There is nothing outlandishly new about this housing strategy. Between the early 1970s and early 1990s, B.C. used to build approximately 2,000 units of new social or co-op housing each year. The legacy of this work is evident today in the 700 non-profits that run the vast majority of social housing in BC. Total social and cooperative housing in the Metro Vancouver region was 50,349 units in 2014 -- an incredibly valuable legacy of public investment, which is now some of the most-affordable housing in Metro Vancouver.
In 2016, the BC government committed to some modest affordable housing development, after years of significant neglect. The government claims its funding will result in a total of 4,900 units, spread over three to five years, although not all are new developments and many are outside of Metro Vancouver where the affordability crisis is most acute. While positive, a one-time investment of this size does not come anywhere near tackling the scale of the challenge before us. The federal government is hinting at some re-entry into the housing game, however, their announcements to date are also small relative to the challenge.
Much more could be done by senior levels of government, especially in partnership with local governments and non-profit community groups. Metro Vancouver's public housing stock is only about 5 per cent of the total, among the lowest in comparison to jurisdictions outside Canada.

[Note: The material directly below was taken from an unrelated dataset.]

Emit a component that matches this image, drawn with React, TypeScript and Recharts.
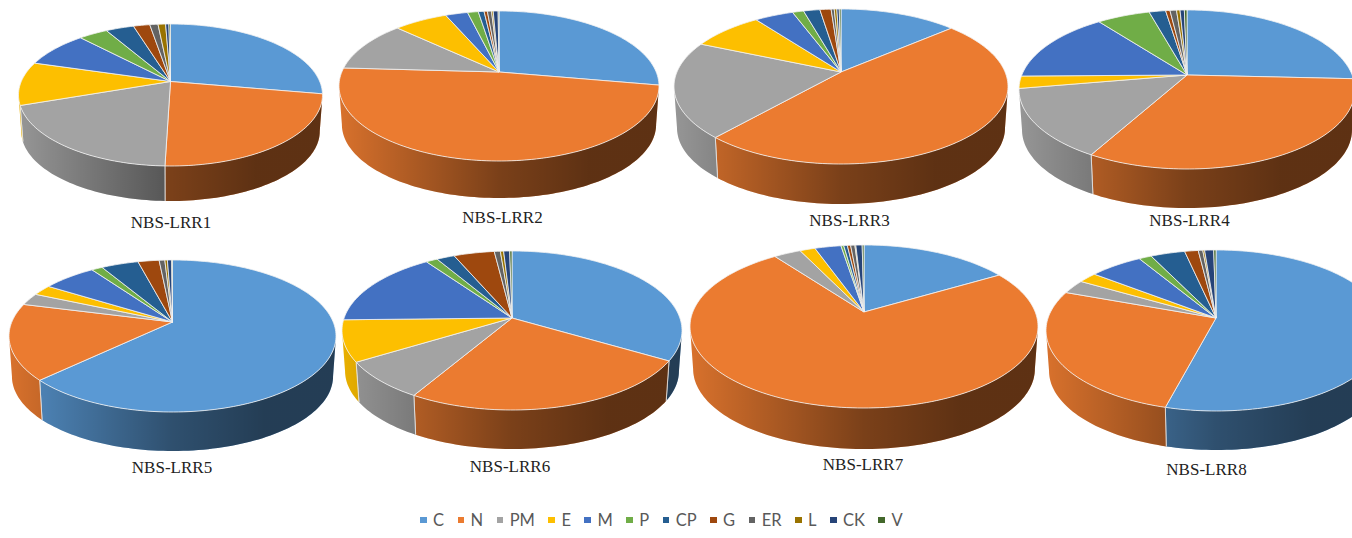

In other locales, public housing has long been part of the solution. Perhaps one of the most renowned is Singapore, where 82 per cent of residents live in 900,000 apartments built by the city-state's Housing Development Board (and 90 per cent of these residents own their homes). In Vienna, almost half of the total housing stock is social housing and the city acts as a developer.
With an election in sight, we need B.C.'s political parties to engage in a race to the top, putting new and substantial proposals on the table to build the affordable housing people need. This requires political will to put public capital on the table and to commit to a multi-decade build-out.